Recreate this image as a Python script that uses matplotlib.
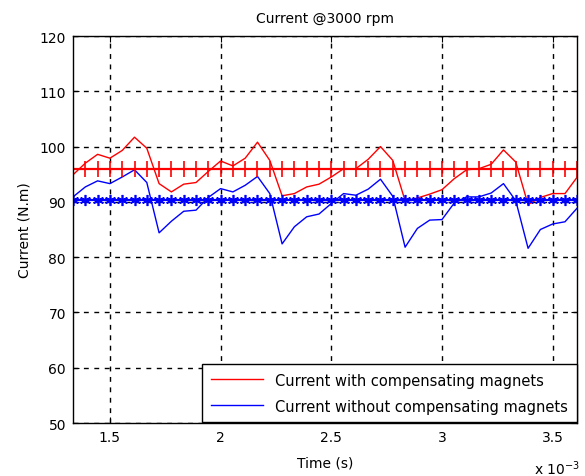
import numpy as np
import matplotlib.pyplot as plt
from matplotlib.ticker import FuncFormatter

# sample index k, time = k / 18000 s
sample_idx = list(range(24, 66))

current_with = [
    94.9, 97.0, 98.6, 97.9, 99.3, 101.7, 99.7, 93.3, 91.8, 93.2,
    93.5, 95.5, 97.4, 96.5, 97.9, 100.8, 97.5, 91.1, 91.5, 92.7,
    93.2, 94.5, 96.0, 96.0, 97.7, 100.0, 97.5, 90.2, 90.7, 91.4,
    92.2, 94.2, 95.8, 96.0, 96.8, 99.4, 97.2, 89.5, 90.8, 91.5,
    91.5, 94.5,
]

current_without = [
    90.9, 92.7, 93.8, 93.3, 94.5, 95.8, 93.5, 84.4, 86.5, 88.3,
    88.5, 90.8, 92.4, 91.8, 93.0, 94.6, 91.5, 82.4, 85.5, 87.3,
    87.8, 89.7, 91.5, 91.2, 92.3, 94.1, 91.0, 81.8, 85.2, 86.7,
    86.8, 89.8, 90.9, 90.9, 91.6, 93.3, 90.2, 81.6, 85.0, 86.0,
    86.4, 88.9,
]

mean_with = 96.0
mean_without = 90.3

x_ticks = [1.5e-3, 2.0e-3, 2.5e-3, 3.0e-3, 3.5e-3]
y_ticks = [50, 60, 70, 80, 90, 100, 110, 120]

plt.rcParams["font.family"] = ["DejaVu Sans"]
plt.rcParams["font.size"] = 10

t = np.array(sample_idx) / 18000.0

fig = plt.figure(figsize=(5.85, 4.77), dpi=100)
ax = fig.add_axes([0.1248, 0.1111, 0.862, 0.8113])

ax.plot(t, current_with, color="red", linewidth=1, label="Current with compensating magnets")
ax.plot(t, current_without, color="blue", linewidth=1, label="Current without compensating magnets")

ax.plot(t, np.full(len(t), mean_with), color="red", linewidth=1.6,
        marker="+", markersize=11, markeredgewidth=1.2)
ax.plot(t, np.full(len(t), mean_without), color="blue", linewidth=1.6,
        marker=(6, 2, 0), markersize=8, markeredgewidth=1.2)

ax.set_xlim(t[0], t[-1])
ax.set_ylim(50, 120)
ax.set_xticks(x_ticks)
ax.set_yticks(y_ticks)
ax.xaxis.set_major_formatter(FuncFormatter(lambda v, p: f"{v * 1e3:g}"))

ax.grid(True, color="black", linestyle=(0, (3.5, 4)), linewidth=1)
ax.tick_params(direction="in", top=True, right=True, length=4, pad=5)
for s in ax.spines.values():
    s.set_linewidth(1)

ax.set_title("Current @3000 rpm", fontsize=10, pad=10)
ax.set_xlabel("Time (s)", fontsize=10, labelpad=8)
ax.set_ylabel("Current (N.m)", fontsize=10, labelpad=6)

ax.text(0.915, -0.115, "x 10$^{-3}$", transform=ax.transAxes, fontsize=10,
        ha="left", va="center")

leg = ax.legend(loc="lower right", fancybox=False, framealpha=1,
                edgecolor="black", borderaxespad=0.05, handlelength=3.6,
                fontsize=10.5, borderpad=0.6, labelspacing=0.75)
leg.get_frame().set_linewidth(1)

fig.savefig("out.png", dpi=100)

◆ ◆ ◆ ◆

● WHAT IS REQUIRED: Pictures are excluded; extract exactly the lines from the start of the data through the line that holds "ax = fig.add_axes([0.1248, 0.1111, 0.862, 0.8113])", both ends included.

● WRITTEN RESPONSE:
Recreate this image as a Python script that uses matplotlib.
import numpy as np
import matplotlib.pyplot as plt
from matplotlib.ticker import FuncFormatter

# sample index k, time = k / 18000 s
sample_idx = list(range(24, 66))

current_with = [
    94.9, 97.0, 98.6, 97.9, 99.3, 101.7, 99.7, 93.3, 91.8, 93.2,
    93.5, 95.5, 97.4, 96.5, 97.9, 100.8, 97.5, 91.1, 91.5, 92.7,
    93.2, 94.5, 96.0, 96.0, 97.7, 100.0, 97.5, 90.2, 90.7, 91.4,
    92.2, 94.2, 95.8, 96.0, 96.8, 99.4, 97.2, 89.5, 90.8, 91.5,
    91.5, 94.5,
]

current_without = [
    90.9, 92.7, 93.8, 93.3, 94.5, 95.8, 93.5, 84.4, 86.5, 88.3,
    88.5, 90.8, 92.4, 91.8, 93.0, 94.6, 91.5, 82.4, 85.5, 87.3,
    87.8, 89.7, 91.5, 91.2, 92.3, 94.1, 91.0, 81.8, 85.2, 86.7,
    86.8, 89.8, 90.9, 90.9, 91.6, 93.3, 90.2, 81.6, 85.0, 86.0,
    86.4, 88.9,
]

mean_with = 96.0
mean_without = 90.3

x_ticks = [1.5e-3, 2.0e-3, 2.5e-3, 3.0e-3, 3.5e-3]
y_ticks = [50, 60, 70, 80, 90, 100, 110, 120]

plt.rcParams["font.family"] = ["DejaVu Sans"]
plt.rcParams["font.size"] = 10

t = np.array(sample_idx) / 18000.0

fig = plt.figure(figsize=(5.85, 4.77), dpi=100)
ax = fig.add_axes([0.1248, 0.1111, 0.862, 0.8113])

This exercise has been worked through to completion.